— start —

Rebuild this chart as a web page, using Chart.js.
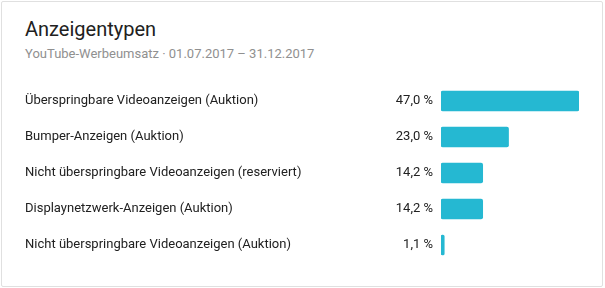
<!DOCTYPE html>
<html>
<head>
<meta charset="utf-8">
<script src="https://cdn.jsdelivr.net/npm/chart.js@4/dist/chart.umd.min.js"></script>
<style>
  html, body { margin: 0; padding: 0; background: #fff; }
  #wrap { position: relative; width: 605px; height: 288px; overflow: hidden; font-family: Roboto, "Noto Sans", sans-serif; }
  #card { position: absolute; left: 1px; top: 1px; width: 600px; height: 284px; border: 1px solid #e0e0e0; border-radius: 2px; }
  #title { position: absolute; left: 25px; top: 16px; font-size: 20px; color: #212121; line-height: 26px; }
  #sub { position: absolute; left: 25px; top: 46px; font-size: 13px; color: #909090; line-height: 16px; }
  canvas { position: absolute; left: 0; top: 0; }
</style>
</head>
<body>
<div id="wrap">
  <div id="card"></div>
  <div id="title">Anzeigentypen</div>
  <div id="sub">YouTube-Werbeumsatz · 01.07.2017 – 31.12.2017</div>
  <canvas id="c" width="605" height="288"></canvas>
</div>
<script>
const categories = [
  "Überspringbare Videoanzeigen (Auktion)",
  "Bumper-Anzeigen (Auktion)",
  "Nicht überspringbare Videoanzeigen (reserviert)",
  "Displaynetzwerk-Anzeigen (Auktion)",
  "Nicht überspringbare Videoanzeigen (Auktion)"
];
const shares = [47.0, 23.0, 14.2, 14.2, 1.1];
const valueLabels = ["47,0 %", "23,0 %", "14,2 %", "14,2 %", "1,1 %"];

const labelPlugin = {
  id: 'rowLabels',
  afterDatasetsDraw(chart) {
    const ctx = chart.ctx;
    const y = chart.scales.y;
    ctx.save();
    ctx.font = '13px Roboto, "Noto Sans", sans-serif';
    ctx.fillStyle = '#212121';
    ctx.textBaseline = 'middle';
    categories.forEach((c, i) => {
      const py = y.getPixelForValue(i);
      ctx.textAlign = 'left';
      ctx.fillText(c, 25, py);
      ctx.textAlign = 'right';
      ctx.fillText(valueLabels[i], chart.chartArea.left - 8, py);
    });
    ctx.restore();
  }
};

new Chart(document.getElementById('c'), {
  type: 'bar',
  data: {
    labels: categories,
    datasets: [{
      data: shares,
      backgroundColor: '#25b8d2',
      borderRadius: 2,
      borderSkipped: false,
      barThickness: 20
    }]
  },
  options: {
    indexAxis: 'y',
    responsive: false,
    animation: false,
    layout: { padding: { left: 441, right: 26, top: 83, bottom: 25 } },
    scales: {
      x: { display: false, min: 0, max: 47 },
      y: { display: false }
    },
    plugins: { legend: { display: false }, tooltip: { enabled: false }, title: { display: false } }
  },
  plugins: [labelPlugin]
});
</script>
</body>
</html>
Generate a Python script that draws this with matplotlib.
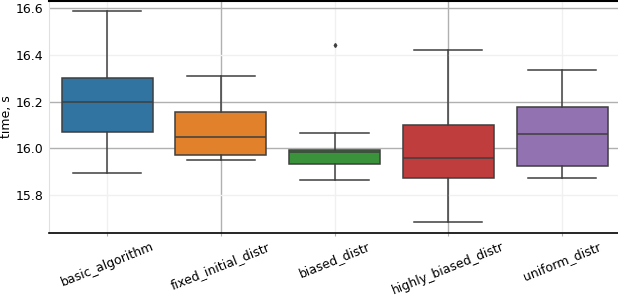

— end —

SET EXERCISE: Go through the records above, find every line with the word "this", and list those lines.

EXERCISE ANSWER:
Rebuild this chart as a web page, using Chart.js.
Generate a Python script that draws this with matplotlib.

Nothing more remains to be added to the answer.